__WHAT YOU WILL DO__. Locate all lines in the data below that hold "this" and show them.

__DATA SUPPLIED__.
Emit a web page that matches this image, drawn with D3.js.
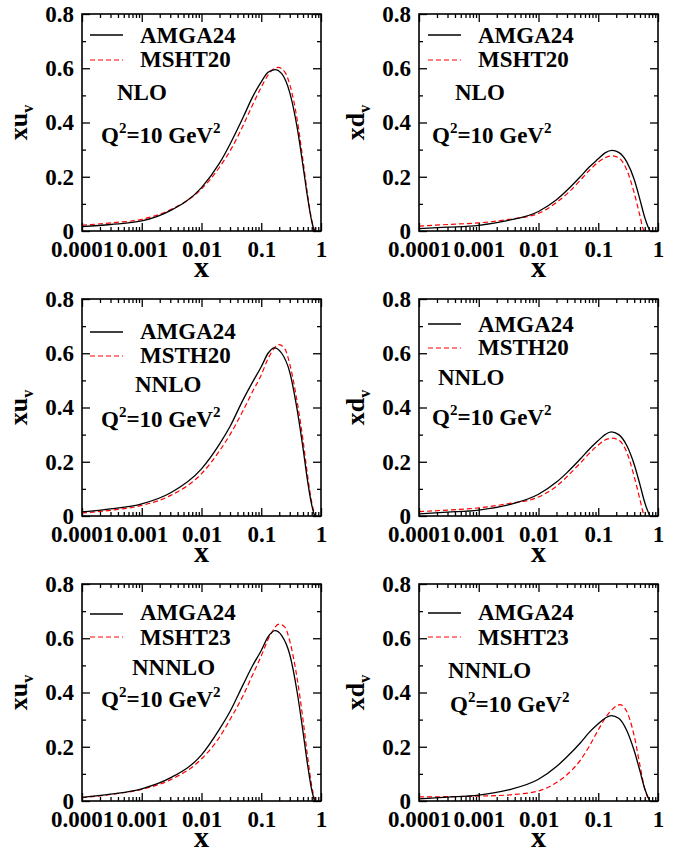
<!DOCTYPE html>
<html><head><meta charset="utf-8">
<script src="https://cdn.jsdelivr.net/npm/d3@7"></script>
<style>body{margin:0;background:#fff}svg{display:block}</style>
</head><body>
<script>
// ---------- data ----------
const xTickValues = [1e-4, 1e-3, 1e-2, 1e-1, 1];
const xTickLabels = ["0.0001", "0.001", "0.01", "0.1", "1"];
const yTickValues = [0, 0.2, 0.4, 0.6, 0.8];
const yTickLabels = ["0", "0.2", "0.4", "0.6", "0.8"];
const yMinorValues = [0.1, 0.3, 0.5, 0.7];
const seriesNames = ["AMGA24", "MSHT20", "MSTH20", "MSHT23"];
const orderLabels = ["NLO", "NNLO", "NNNLO"];

const xuv_NLO_AMGA = [[1e-4,0.016],[3e-4,0.024],[1e-3,0.037],[3e-3,0.075],[0.01,0.16],[0.02,0.25],[0.03,0.32],[0.05,0.42],[0.07,0.49],[0.1,0.55],[0.13,0.585],[0.17,0.595],[0.22,0.58],[0.3,0.51],[0.4,0.38],[0.5,0.24],[0.6,0.12],[0.7,0.035],[0.77,0]];
const xuv_NLO_MSHT = [[1e-4,0.021],[3e-4,0.03],[1e-3,0.043],[3e-3,0.078],[0.01,0.155],[0.02,0.235],[0.03,0.295],[0.05,0.39],[0.07,0.46],[0.1,0.53],[0.13,0.575],[0.19,0.603],[0.25,0.585],[0.3,0.54],[0.4,0.41],[0.5,0.26],[0.6,0.13],[0.7,0.04],[0.79,0]];
const xdv_NLO_AMGA = [[1e-4,0.009],[3e-4,0.014],[1e-3,0.021],[3e-3,0.038],[0.01,0.072],[0.02,0.115],[0.03,0.15],[0.05,0.2],[0.07,0.235],[0.1,0.266],[0.13,0.288],[0.17,0.297],[0.22,0.29],[0.3,0.255],[0.4,0.19],[0.5,0.115],[0.6,0.05],[0.7,0.01],[0.74,0]];
const xdv_NLO_MSHT = [[1e-4,0.018],[3e-4,0.024],[1e-3,0.03],[3e-3,0.042],[0.01,0.065],[0.02,0.105],[0.03,0.137],[0.05,0.187],[0.07,0.222],[0.1,0.254],[0.13,0.27],[0.17,0.277],[0.22,0.27],[0.3,0.225],[0.4,0.14],[0.5,0.055],[0.57,0.005],[0.6,0]];
const xuv_NNLO_AMGA = [[1e-4,0.015],[3e-4,0.026],[1e-3,0.045],[3e-3,0.085],[0.01,0.174],[0.02,0.265],[0.03,0.33],[0.05,0.43],[0.07,0.49],[0.1,0.55],[0.13,0.6],[0.165,0.62],[0.22,0.6],[0.3,0.53],[0.4,0.39],[0.5,0.25],[0.6,0.125],[0.7,0.04],[0.78,0]];
const xuv_NNLO_MSHT = [[1e-4,0.011],[3e-4,0.021],[1e-3,0.039],[3e-3,0.075],[0.01,0.156],[0.02,0.24],[0.03,0.3],[0.05,0.39],[0.07,0.455],[0.1,0.52],[0.13,0.58],[0.2,0.632],[0.25,0.615],[0.3,0.56],[0.4,0.42],[0.5,0.28],[0.6,0.145],[0.7,0.05],[0.8,0]];
const xdv_NNLO_AMGA = [[1e-4,0.008],[3e-4,0.014],[1e-3,0.022],[3e-3,0.04],[0.01,0.08],[0.02,0.125],[0.03,0.16],[0.05,0.21],[0.07,0.245],[0.1,0.278],[0.13,0.3],[0.165,0.31],[0.22,0.3],[0.3,0.26],[0.4,0.19],[0.5,0.115],[0.6,0.05],[0.7,0.01],[0.74,0]];
const xdv_NNLO_MSHT = [[1e-4,0.016],[3e-4,0.022],[1e-3,0.03],[3e-3,0.045],[0.01,0.07],[0.02,0.11],[0.03,0.145],[0.05,0.195],[0.07,0.23],[0.1,0.262],[0.13,0.28],[0.17,0.287],[0.22,0.28],[0.3,0.235],[0.4,0.145],[0.5,0.06],[0.57,0.01],[0.6,0]];
const xuv_NNNLO_AMGA = [[1e-4,0.013],[3e-4,0.025],[1e-3,0.045],[3e-3,0.085],[0.01,0.17],[0.02,0.265],[0.03,0.33],[0.05,0.43],[0.07,0.495],[0.1,0.555],[0.13,0.605],[0.17,0.628],[0.22,0.61],[0.3,0.54],[0.4,0.4],[0.5,0.255],[0.6,0.13],[0.7,0.04],[0.78,0]];
const xuv_NNNLO_MSHT = [[1e-4,0.012],[3e-4,0.024],[1e-3,0.043],[3e-3,0.078],[0.01,0.155],[0.02,0.235],[0.03,0.3],[0.05,0.39],[0.07,0.46],[0.1,0.535],[0.14,0.61],[0.2,0.652],[0.25,0.64],[0.3,0.59],[0.4,0.45],[0.5,0.3],[0.6,0.16],[0.7,0.055],[0.8,0]];
const xdv_NNNLO_AMGA = [[1e-4,0.008],[3e-4,0.014],[1e-3,0.022],[3e-3,0.04],[0.01,0.08],[0.02,0.127],[0.03,0.163],[0.05,0.214],[0.07,0.252],[0.1,0.285],[0.13,0.305],[0.165,0.315],[0.22,0.305],[0.3,0.26],[0.4,0.185],[0.5,0.11],[0.6,0.045],[0.7,0.008],[0.73,0]];
const xdv_NNNLO_MSHT = [[1e-4,0.015],[3e-4,0.016],[1e-3,0.018],[3e-3,0.022],[0.01,0.037],[0.02,0.068],[0.03,0.097],[0.05,0.15],[0.07,0.2],[0.1,0.262],[0.13,0.305],[0.17,0.337],[0.23,0.355],[0.3,0.33],[0.4,0.24],[0.5,0.13],[0.6,0.045],[0.7,0.005],[0.72,0]];

// ---------- layout ----------
const W = 685, H = 850;
const colX = [82, 419], pw = 239;
const rowY = [14, 299, 584], ph = 217;
const FONT = "'Liberation Serif','Times New Roman',serif";

const panels = [
  {r:0,c:0,q:"u",ord:0,ref:1,a:xuv_NLO_AMGA,b:xuv_NLO_MSHT, leg:[{lx:8,ly:21,ty:29},{lx:8,ly:46,ty:53}],  tx:58, ordPos:[35,86], qPos:[19,129]},
  {r:0,c:1,q:"d",ord:0,ref:1,a:xdv_NLO_AMGA,b:xdv_NLO_MSHT, leg:[{lx:9,ly:21,ty:29},{lx:9,ly:46,ty:53}],  tx:59, ordPos:[36,86], qPos:[13,129]},
  {r:1,c:0,q:"u",ord:1,ref:2,a:xuv_NNLO_AMGA,b:xuv_NNLO_MSHT, leg:[{lx:8,ly:33,ty:40},{lx:8,ly:57,ty:64}], tx:58, ordPos:[53,93], qPos:[19,128]},
  {r:1,c:1,q:"d",ord:1,ref:2,a:xdv_NNLO_AMGA,b:xdv_NNLO_MSHT, leg:[{lx:9,ly:25,ty:33},{lx:9,ly:49,ty:56}], tx:59, ordPos:[19,86], qPos:[13,126]},
  {r:2,c:0,q:"u",ord:2,ref:3,a:xuv_NNNLO_AMGA,b:xuv_NNNLO_MSHT, leg:[{lx:8,ly:30,ty:36},{lx:8,ly:53,ty:61}], tx:58, ordPos:[50,91], qPos:[19,123]},
  {r:2,c:1,q:"d",ord:2,ref:3,a:xdv_NNNLO_AMGA,b:xdv_NNNLO_MSHT, leg:[{lx:9,ly:29,ty:36},{lx:9,ly:53,ty:61}], tx:59, ordPos:[29,94], qPos:[31,128]}
];

const svg = d3.select("body").append("svg").attr("width", W).attr("height", H)
  .style("font-family", FONT).style("font-weight", "bold");

const xMinor = [];
for (let e = -4; e < 0; e++) for (let m = 2; m <= 9; m++) xMinor.push(m * Math.pow(10, e));

panels.forEach(p => {
  const g = svg.append("g").attr("transform", `translate(${colX[p.c]},${rowY[p.r]})`);
  const x = d3.scaleLog().domain([1e-4, 1]).range([0, pw]);
  const y = d3.scaleLinear().domain([0, 0.8]).range([ph, 0]);

  // curves
  const line = d3.line().x(d => x(d[0])).y(d => y(d[1])).curve(d3.curveMonotoneX);
  g.append("path").datum(p.b).attr("d", line).attr("fill", "none")
    .attr("stroke", "#ff0000").attr("stroke-width", 1.2).attr("stroke-dasharray", "5,3");
  g.append("path").datum(p.a).attr("d", line).attr("fill", "none")
    .attr("stroke", "#000").attr("stroke-width", 1.3);

  // axes: ticks inward on all four sides
  const fmtX = (d, i) => xTickLabels[i];
  const fmtY = (d, i) => yTickLabels[i];
  const styleAxis = sel => { sel.select(".domain").remove(); sel.selectAll("line").attr("stroke", "#000").attr("stroke-width", 1.3); };

  g.append("g").attr("transform", `translate(0,${ph})`)
    .call(d3.axisBottom(x).tickValues(xTickValues).tickFormat(fmtX).tickSize(-8).tickPadding(10))
    .call(styleAxis)
    .selectAll("text").attr("fill", "#000").style("font-size", "23px").style("font-family", FONT);
  g.append("g").attr("transform", `translate(0,${ph})`)
    .call(d3.axisBottom(x).tickValues(xMinor).tickFormat("").tickSize(-4)).call(styleAxis);
  g.append("g")
    .call(d3.axisTop(x).tickValues(xTickValues).tickFormat("").tickSize(-8)).call(styleAxis);
  g.append("g")
    .call(d3.axisTop(x).tickValues(xMinor).tickFormat("").tickSize(-4)).call(styleAxis);

  g.append("g")
    .call(d3.axisLeft(y).tickValues(yTickValues).tickFormat(fmtY).tickSize(-8).tickPadding(8))
    .call(styleAxis)
    .selectAll("text").attr("fill", "#000").style("font-size", "23px").style("font-family", FONT);
  g.append("g")
    .call(d3.axisLeft(y).tickValues(yMinorValues).tickFormat("").tickSize(-4)).call(styleAxis);
  g.append("g").attr("transform", `translate(${pw},0)`)
    .call(d3.axisRight(y).tickValues(yTickValues).tickFormat("").tickSize(-8)).call(styleAxis);
  g.append("g").attr("transform", `translate(${pw},0)`)
    .call(d3.axisRight(y).tickValues(yMinorValues).tickFormat("").tickSize(-4)).call(styleAxis);

  // frame
  g.append("rect").attr("x", 0).attr("y", 0).attr("width", pw).attr("height", ph)
    .attr("fill", "none").attr("stroke", "#000").attr("stroke-width", 1.6);

  // axis titles
  g.append("text").attr("x", pw / 2).attr("y", ph + 46).attr("text-anchor", "middle")
    .style("font-size", "30px").text("x");
  const yl = g.append("text").attr("transform", `translate(${-55},${ph / 2}) rotate(-90)`)
    .attr("text-anchor", "middle").style("font-size", "26px");
  yl.append("tspan").text("x" + p.q);
  yl.append("tspan").attr("dy", 6).style("font-size", "16px").text("v");

  // legend
  const names = [seriesNames[0], seriesNames[p.ref]];
  const colors = ["#000", "#ff0000"];
  p.leg.forEach((L, i) => {
    g.append("line").attr("x1", L.lx).attr("x2", L.lx + 33).attr("y1", L.ly).attr("y2", L.ly)
      .attr("stroke", colors[i]).attr("stroke-width", i ? 1.2 : 1.5)
      .attr("stroke-dasharray", i ? "5,3" : null);
    g.append("text").attr("x", p.tx).attr("y", L.ty).style("font-size", "23px").text(names[i]);
  });

  // annotations
  g.append("text").attr("x", p.ordPos[0]).attr("y", p.ordPos[1]).style("font-size", "23px").text(orderLabels[p.ord]);
  const qt = g.append("text").attr("x", p.qPos[0]).attr("y", p.qPos[1]).style("font-size", "23px");
  qt.append("tspan").text("Q");
  qt.append("tspan").attr("dy", -10).style("font-size", "15px").text("2");
  qt.append("tspan").attr("dy", 10).text("=10 GeV");
  qt.append("tspan").attr("dy", -10).style("font-size", "15px").text("2");
});
</script>
</body></html>
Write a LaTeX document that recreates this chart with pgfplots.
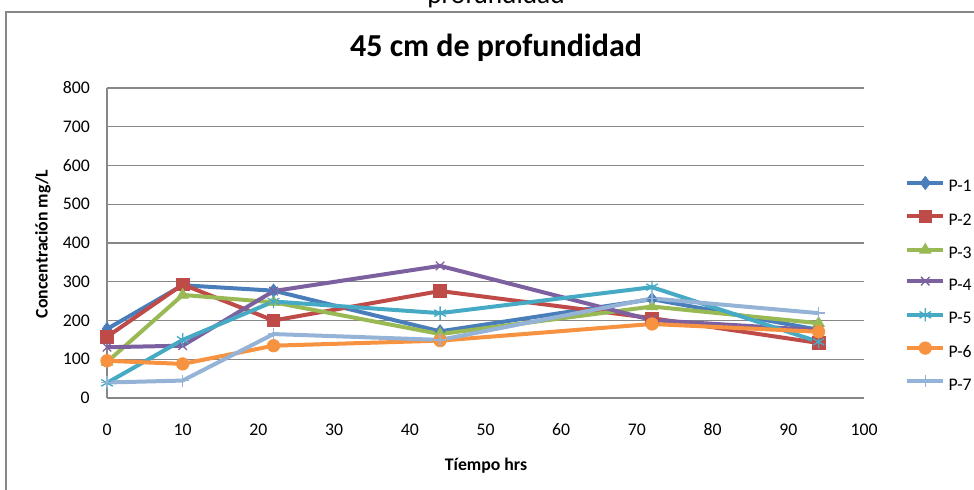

__FINISHED ANSWER__.
Emit a web page that matches this image, drawn with D3.js.
Write a LaTeX document that recreates this chart with pgfplots.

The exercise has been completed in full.